Which brings me finally to Beziers, a town that I first encountered in that novel. Before the siege of Carcassonne, the crusaders went to Beziers and sacked the city, and, well, there’s a whole Wikipedia article on the Massacre of Beziers for a reason. In the novel the massacre was directly observed by someone who survived, and it was a striking description. Some unknown but very large number (up to 7,000?) of people were killed inside just one church, Ste Madeleine, and the cathedral was destroyed. The most chilling thing to me has always been the line said to have been spoken by an abbot, when asked how to sort the faithful from the heretics: Kill them all; God will recognize His own.

The Madeleine church in 2024. Sadly not open on Sunday afternoons for an inside visit to try to commune with the place.

806 years later, in 2016, I saw the rebuilt cathedral of Beziers several times from the train and the highway as I traveled between Marseille and parts of the Languedoc: Carcassonne, Bordeaux, Perpignan, Spain, Toulouse.
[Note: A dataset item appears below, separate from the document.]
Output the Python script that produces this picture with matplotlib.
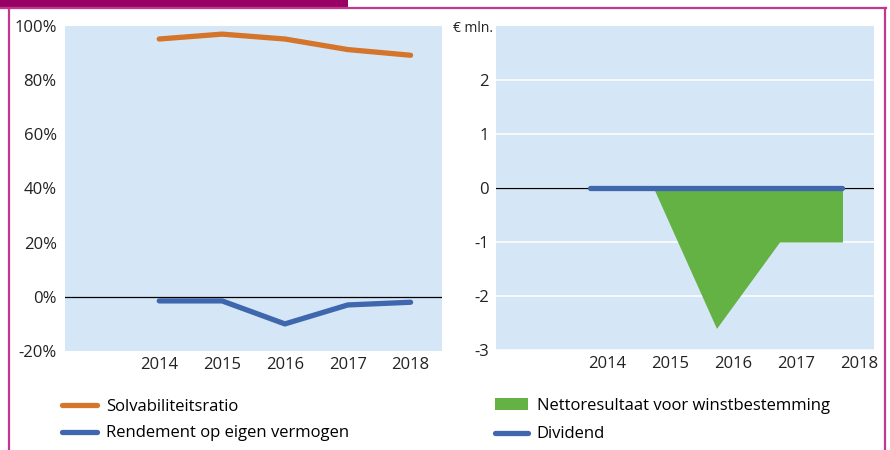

But I didn’t stop. It was too far to justify a day trip from Marseille, too small to justify an overnight. But it was the first thing on my list once I got to Montpellier, less than 45 minutes away on the train.

Beziers was hot yesterday. All of the country was hot yesterday. The cathedral wasn’t open until 2:30 in the afternoon, so I spent the morning looking at locks on the Canal de Midi, and beautiful flowers, and birds. It is poppy season, like I hoped. And once the cathedral was open I was able to go inside and read the plaques and sit in the cool shade. The stones were small, and not plastered over, which gave the place a different look – almost striped. I was able to climb the bell tower to the top, stopping in a gallery inside then up and up an uneven stone staircase, climbing while others were climbing down, though it was too narrow to pass safely. (This is France, not the United States with its safety regulations.) The view from the top was worth it.

I had trouble imagining 800 years in the past, yesterday. It was so sunny, and the town has changed so completely. I walked around with a sense of the historical, though, and tried to think about what it meant to be in this place at this time in history, to think about the now relative to then. I’m glad I finally made it here. I’m glad, too, that the wind is blowing this week. It’s cooler now and I am a happy camper.